Anyway, getting the posts in on time has been a spotty affair lately, and I’m moving from my current apartment down to Capitol Hill next week—sadly, the historian of physics will no longer live on Newton Street!  That’s going to take up time.  Plus I’m frankly a bit fatigued with research and need to keep my eye closely on the ball with some projects at work that are coming to a boil at the moment, so cushy postdoc intellectual detours will have to take a back seat.  Long story short, it’s a good time to take a little break.  Like James Bond, Hump-Day History will return, possibly under a less taxing name, in a few weeks.  In the meantime, we’ll keep posting in other series at regular intervals, Chris might have a primer or two to post, and, if you’re hankering for some mathematics and astronomy primers, particularly in the Renaissance and early modern periods—another area where we’re a bit sparse—frequent commenter Thony C has been issuing some nice posts at his blog The Renaissance Mathematicus.  Do check it out if you haven’t already.


1. Thony C. - August 7, 2009

Will, it’s nice to know that you are human after all! You manage to turn out excellent posts on a vast array of historiographical and methodological topics as well as perfect short essays on a bewildering range of historic topics for Hump-Day History at a production rate that is, to put it mildly, frightening. I sometimes wonder if you are in fact a team of manic, hyper-energetic writing androids programmed to deliver material for legions of post docs! I for one shall miss the Hump-Day History posts during the hiatus, I learnt so much from them, and eagerly await their return in their new guise.
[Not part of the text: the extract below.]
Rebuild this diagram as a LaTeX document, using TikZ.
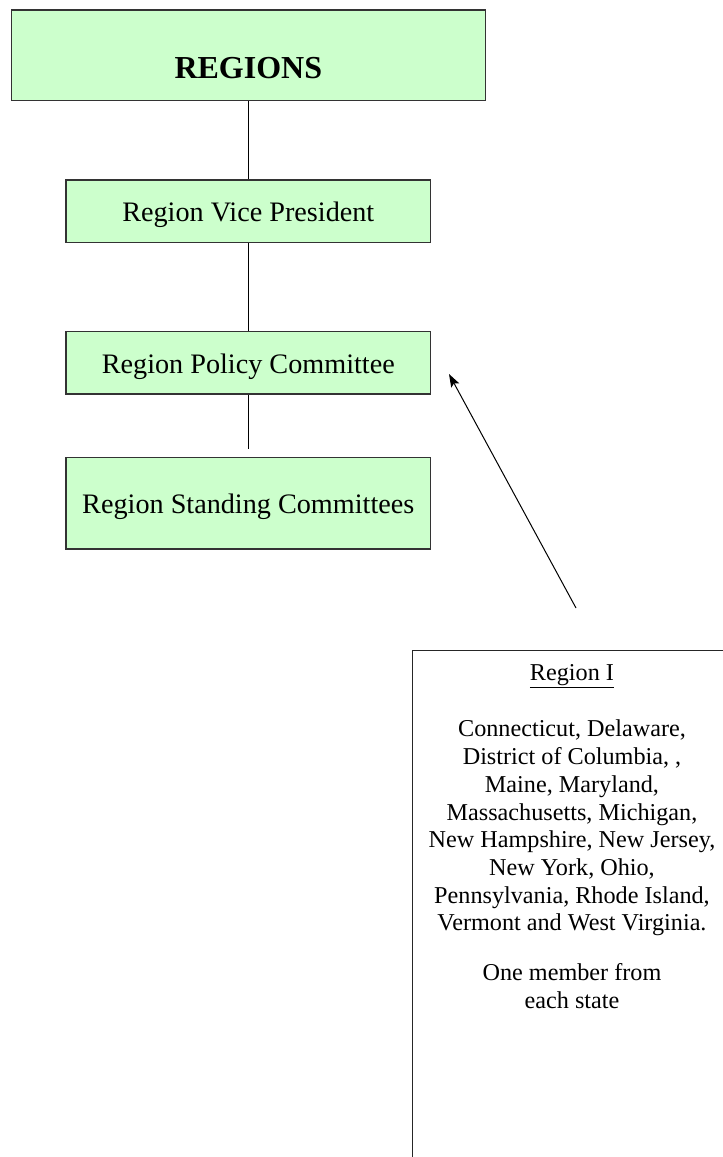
\documentclass[tikz,border=0pt]{standalone}
\usepackage{fontspec}
\setmainfont{Liberation Serif}
\usetikzlibrary{arrows.meta}
\definecolor{boxgreen}{HTML}{CCFFCC}
\begin{document}
\begin{tikzpicture}[x=1pt,y=-1pt,>={Stealth[length=13pt,width=9pt,inset=2.5pt]},
    orgbox/.style={draw=black!80,fill=boxgreen,line width=1.2pt,inner sep=0pt,
        minimum width=364.7pt,text height=21pt,text depth=0pt,
        font=\fontsize{28.2}{32}\selectfont},
    listbox/.style={draw=black!85,line width=1.2pt,inner sep=0pt},
    listtext/.style={align=center,inner sep=0pt,font=\fontsize{24.2}{27.7}\selectfont}]
            \def\mx{248.3}
            \useasboundingbox (0,0) rectangle (723,1157);
            %===========================================
            \node[orgbox,minimum width=474.3pt,minimum height=90.7pt,text height=46pt,
                font=\fontsize{32}{36}\selectfont\bfseries] (regions) at (\mx,55.3) {REGIONS};
            \node[orgbox,minimum height=62.3pt] (vicepres) at (\mx,211.2) {Region Vice President};
            \node[orgbox,minimum height=62.3pt] (policy) at (\mx,362.9) {Region Policy Committee};
            \node[orgbox,minimum height=91.7pt] (standing) at (\mx,503.2) {Region Standing Committees};
            \draw[line width=1pt] (regions) -- (vicepres);
            \draw[line width=1pt] (vicepres) -- (policy);
            \draw[line width=1pt,shorten >=8pt] (policy) -- (standing);
            %===========================================
            \node[listbox,anchor=north west,minimum width=320pt,minimum height=530pt] (regionone) at (412,650) {};
            \node[listtext,anchor=north] (statelist) at (572,664) {\underline{Region I}\\[29pt]
                Connecticut, Delaware,\\ District of Columbia, ,\\ Maine, Maryland,\\
                Massachusetts, Michigan,\\ New Hampshire, New Jersey,\\ New York, Ohio,\\
                Pennsylvania, Rhode Island,\\ Vermont and West Virginia.\\[22pt]
                One member from\\ each state};
            \coordinate (armstart) at (576,608);
            \coordinate (armtip) at (449,374);
            \draw[->,line width=1pt] (armstart) -- (armtip);
    \end{tikzpicture}
\end{document}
I am also thankful for the fulsome recommendation, coming from a blogger on the history of science whose work I respect it means a lot to me. Along with John Wilkins, you and your generous attitude to my first efforts as guest blogger are more that a bit responsible for the fact that I’m now going it alone. As a small thank you I will offer you another guest Hump-Day History when you are back in business.